Part Two…Native File Nonsense
April 15th, 2009
Promised the second part of my eye-opening experience with 2-color (black + spot) fussiness for InDesign job. Here goes…
The printer kept having problems with “the foot” (referring to a graphic on the front & back covers showing a runner’s foot). I kept returning to the original AI file, trying to figure out what in the world I was doing wrong. After all, I had converted all layers to greyscale, resaved, relinked—multiple times! It wasn’t until the printer finally sent me a copy of the RIP file that I figured out the problem. It wasn’t the AI file at all!

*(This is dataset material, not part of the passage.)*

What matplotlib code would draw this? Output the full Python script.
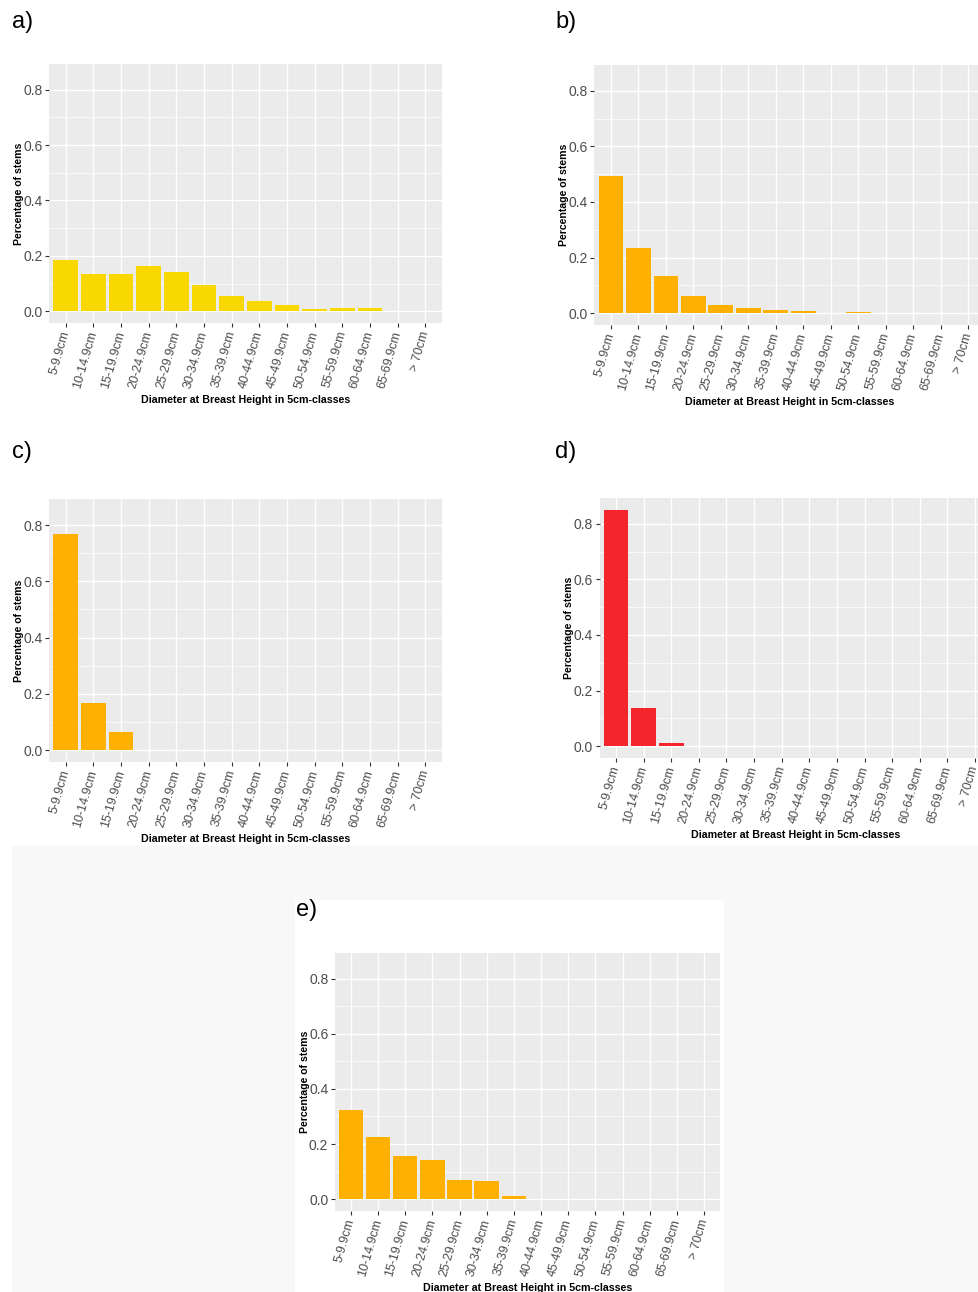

Turns out, it was some quirk whereby the combination of files—the magic synergy of Adobe applications—simply didn’t work together. (I’m positively kicking myself for not taking screen shots of all this. Sorry!) Of course, when you do help queries, you’ll find that Adobe recommends you place native Photoshop and Illustrator files directly into your InDesign document. After all, that’s the point of purchasing the Suite ($$$) right? So that’s exactly what I did. And that’s where things went wrong.
At deadline.
<<Flashback moment to the mid-80s where, at Hewitt Associates, part of my responsibility was to “break” the graphics computer (a $150,000 behemoth with it’s own climate controlled office). We were a beta test site for this new technology and I spent over half my time reporting to the development company on how I crashed their system. The remainder of my time was spent trying to maintain our production schedule—despite the crash(es).>>
Fortunately, thanks to my experience and keen analytic mind, I realized that the problem wasn’t the AI file. It wasn’t even the PSD file (because copies of the same files worked elsewhere in the document). No, it was the combination—the synergy—of layering native files (Ai + Psd = Id havoc) that created the RIP errors.
The simple fix was to rasterize the AI file. (Though this did result in a loss of contrast and crispness.) The hard part was in communication with print tech and getting a copy of the RIP error. (They’re remote and busy.) Kept me sleepless for a couple of days!
The job is now printed. Because the client went with the lowest printing bid—and the printer is remote—I won’t get to see the final for a few weeks when it arrives in snail mail.
The delay pains me. But I’ve moved on to the next project (website update) and even solved a (stupid IE!) error—in under one hour! WooHoo!